By that point, though we had seen occasional signs displaying arrows with a pedestrian on Via Roma and San Francesco, we were also becoming more uncertain about this supposed Walk of Peace. It probably had to do with that black-clad, Teva sandal guy with a hunched-over, apelike walk that we passed. He had slothed around and was now a quarter mile behind us. Awesome. Or our broken Italian. Sure, you can ask, “Dov’è la strada andare a Assisi?” but if you only pick up every third word of the response, that’s none too helpful.
Then we saw two women in hiking boots carrying huge backpacks – Gabriella and Francesca. They had walked from Venice and were headed home now. In a mix of Italian and English, they wrote down the next three borgi we needed to walk through. Ma questa è la via solo, sì?” I asked, seeking assurance.
Sì, sì! Sempre dritto.

Straight ahead. Okay. No a destras or sinistras or qui vicinos.  Straight down this road. Certainly we could handle that. We kept on. Two blocks later, there is a traffic circle, and there is no sempre dritto. We took a few wrong turns and found the sign again. We plodded along a dirt road lining the back of farmers’ yards, unable to escape the tangent aroma of manure or our fears of previous wrong turns. A middle-aged woman smoking a cigarette was pulling out of her driveway. I caught her attention and asked if we were headed the right way. She seemed a little confused and alarmed as to how we had gotten there and where we were headed. She offered us a ride, and, yes, we took it. Paola is her name, and though she did not speak English, she slowed her Italian down so we could understand more. As she drove us several kilometers on, I gathered that she is 51, mother of two young twenty-somethings. Why are we walking to Assisi? Per divertente, for fun. She said we were both brave and crazy. I couldn’t respond with too much, so a lot of sì, sì’s were exchanged. When she dropped us off, she kissed both my cheeks and pointed up, saying we had a good God. I agreed with another sì, sì and grazie mille. Sempre dritto! she said and waved goodbye.

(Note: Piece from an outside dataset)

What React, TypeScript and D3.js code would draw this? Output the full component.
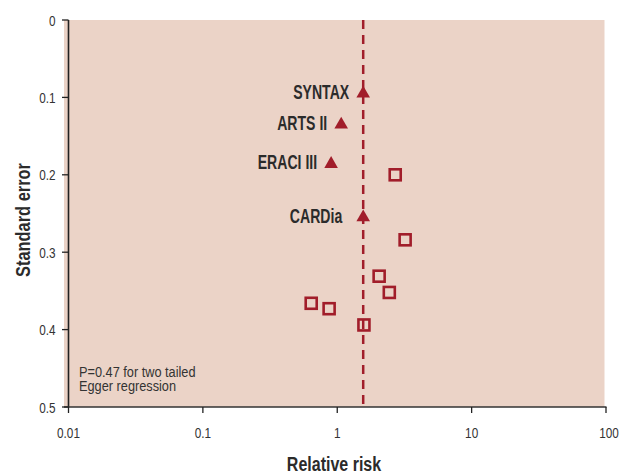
import React from "react";
import * as d3 from "d3";

const labeledStudies = ["SYNTAX", "ARTS II", "ERACI III", "CARDia"];
const labeledRR = [1.56, 1.07, 0.9, 1.56];
const labeledSE = [0.095, 0.135, 0.186, 0.255];

const otherRR = [2.7, 3.2, 2.05, 2.44, 0.64, 0.87, 1.58];
const otherSE = [0.2, 0.284, 0.331, 0.352, 0.366, 0.373, 0.394];

const pooledRR = 1.56;

const xTicks = [0.01, 0.1, 1, 10, 100];
const xTickLabels = ["0.01", "0.1", "1", "10", "100"];
const yTicks = [0, 0.1, 0.2, 0.3, 0.4, 0.5];
const yTickLabels = ["0", "0.1", "0.2", "0.3", "0.4", "0.5"];

const noteLines = ["P=0.47 for two tailed", "Egger regression"];

const W = 622;
const H = 476;
const RED = "#a11d2a";
const BG = "#ebd3c7";
const TXT = "#2b2b2b";
const FONT = "'Liberation Sans', Arial, sans-serif";

type CTProps = {
  x: number;
  y: number;
  sx: number;
  size: number;
  anchor?: string;
  bold?: boolean;
  fill?: string;
  rotate?: number;
  children: React.ReactNode;
};

function CText({ x, y, sx, size, anchor = "start", bold = false, fill = "#333", rotate = 0, children }: CTProps) {
  return (
    <text
      transform={`translate(${x},${y}) rotate(${rotate}) scale(${sx},1)`}
      textAnchor={anchor}
      fontSize={size}
      fontWeight={bold ? "bold" : "normal"}
      fill={fill}
    >
      {children}
    </text>
  );
}

export default function App() {
  const x = d3.scaleLog().domain([0.01, 100]).range([68.5, 606]);
  const y = d3.scaleLinear().domain([0, 0.5]).range([20, 407]);
  const tri = d3.symbol().type(d3.symbolTriangle).size(80)();
  const labelGap = (name: string) => (name === "CARDia" ? 21 : 14);

  return (
    <svg
      width={W}
      height={H}
      style={{ position: "absolute", left: 0, top: 0, display: "block" }}
      fontFamily={FONT}
    >
      <rect x={0} y={0} width={W} height={H} fill="#ffffff" />
      <rect x={64} y={y(0)} width={604.5 - 64} height={y(0.5) - y(0)} fill={BG} />

      {/* pooled dashed line */}
      <line
        x1={x(pooledRR)}
        x2={x(pooledRR)}
        y1={y(0)}
        y2={y(0.5)}
        stroke={RED}
        strokeWidth={2.5}
        strokeDasharray="9,6"
      />

      {/* axes */}
      <line x1={68.5} x2={68.5} y1={y(0)} y2={y(0.5)} stroke="#222" strokeWidth={1.6} />
      <line x1={64} x2={606.5} y1={y(0.5)} y2={y(0.5)} stroke="#333" strokeWidth={1.6} />
      {yTicks.map((t, i) => (
        <g key={"y" + i}>
          <line x1={62} x2={68.5} y1={y(t)} y2={y(t)} stroke="#222" strokeWidth={1.3} />
          <CText x={55.5} y={y(t) + 5.5} sx={0.76} size={15.5} anchor="end">
            {yTickLabels[i]}
          </CText>
        </g>
      ))}
      {xTicks.map((t, i) => (
        <g key={"x" + i}>
          <line x1={x(t)} x2={x(t)} y1={y(0.5)} y2={y(0.5) + 6} stroke="#222" strokeWidth={1.3} />
          <CText x={x(t) + (i === 4 ? 3 : 0)} y={438} sx={0.76} size={15.5} anchor="middle">
            {xTickLabels[i]}
          </CText>
        </g>
      ))}

      {/* axis titles */}
      <CText x={334} y={471} sx={0.8} size={20} anchor="middle" bold fill={TXT}>
        Relative risk
      </CText>
      <CText x={30} y={220} sx={0.82} size={20} anchor="middle" bold fill={TXT} rotate={-90}>
        Standard error
      </CText>

      {/* other studies */}
      {otherRR.map((rr, i) => (
        <rect
          key={"s" + i}
          x={x(rr) - 5.5}
          y={y(otherSE[i]) - 5.5}
          width={11}
          height={11}
          fill="none"
          stroke={RED}
          strokeWidth={2.6}
        />
      ))}

      {/* labeled studies */}
      {labeledStudies.map((name, i) => (
        <g key={"l" + i}>
          <path
            d={tri}
            transform={`translate(${x(labeledRR[i])}, ${y(labeledSE[i])})`}
            fill={RED}
          />
          <CText
            x={x(labeledRR[i]) - labelGap(name)}
            y={y(labeledSE[i]) + 5.5}
            sx={0.67}
            size={21}
            anchor="end"
            bold
            fill={TXT}
          >
            {name}
          </CText>
        </g>
      ))}

      {/* note */}
      {noteLines.map((t, i) => (
        <CText key={"n" + i} x={79} y={377 + i * 14} sx={0.88} size={14.5}>
          {t}
        </CText>
      ))}
    </svg>
  );
}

 We kept on. Assisi was now in sight, but the road was no less dangerous or sempre dritto, our walk shortened but still confusing. I greeted an old man sitting on his porch.  Buon viaggi signorine! he yelled and waved. We got lost a few more times, and we found our way once again. Abby declared that I was a leader with too much energy, she a blind follower. There’s some truth there – if you ever walk with me, those two components are pretty necessary. Eventually, feet flattened and beginning to blister, we made it to a road on which we really could march sempre dritto. Friday’s familiar blue dome of the Basilica of Santa Maria degli Angeli loomed ahead in the haze, and our anxiety lessened.

We plodded to the stazione, bought our €2.50 ticket back to Perugia, and rewarded ourselves with another cup of ever-delicious gelato. “Never again,” Abby declared resolutely. She was not dissatisfied, but it was obvious she was happy to be finished; I sympathize with people I rope into going on adventures with me. You never know what could happen. I don’t either.

As we walked back to a stazione bench to wait for the train, I saw two young men sporting chacos and travelers’ clothes, some of my favorite things. They gotta be American, I thought. I’ve got a Chaco radar, I’m telling you. We sat by them, and indeed, they spoke English. So we got to talking, and it turns out they just graduated from Clemson; we have several mutual friends, and the world gets smaller every day.

Today was not the perfect walk, and it definitely was not straight ahead, but when is life ever? We interacted with very kind Italians. We saw breathtaking countryside. We made new American friends and walked a truly remarkable distance. Despite the obstacles it brings, I will continue on the path of the not-so sempre dritto in Italy. I will seek direction from a God who is indeed good.  There, in the twists and turns, I will find great adventure.
P.S.

Thanks, Abby. You really were a trooper today.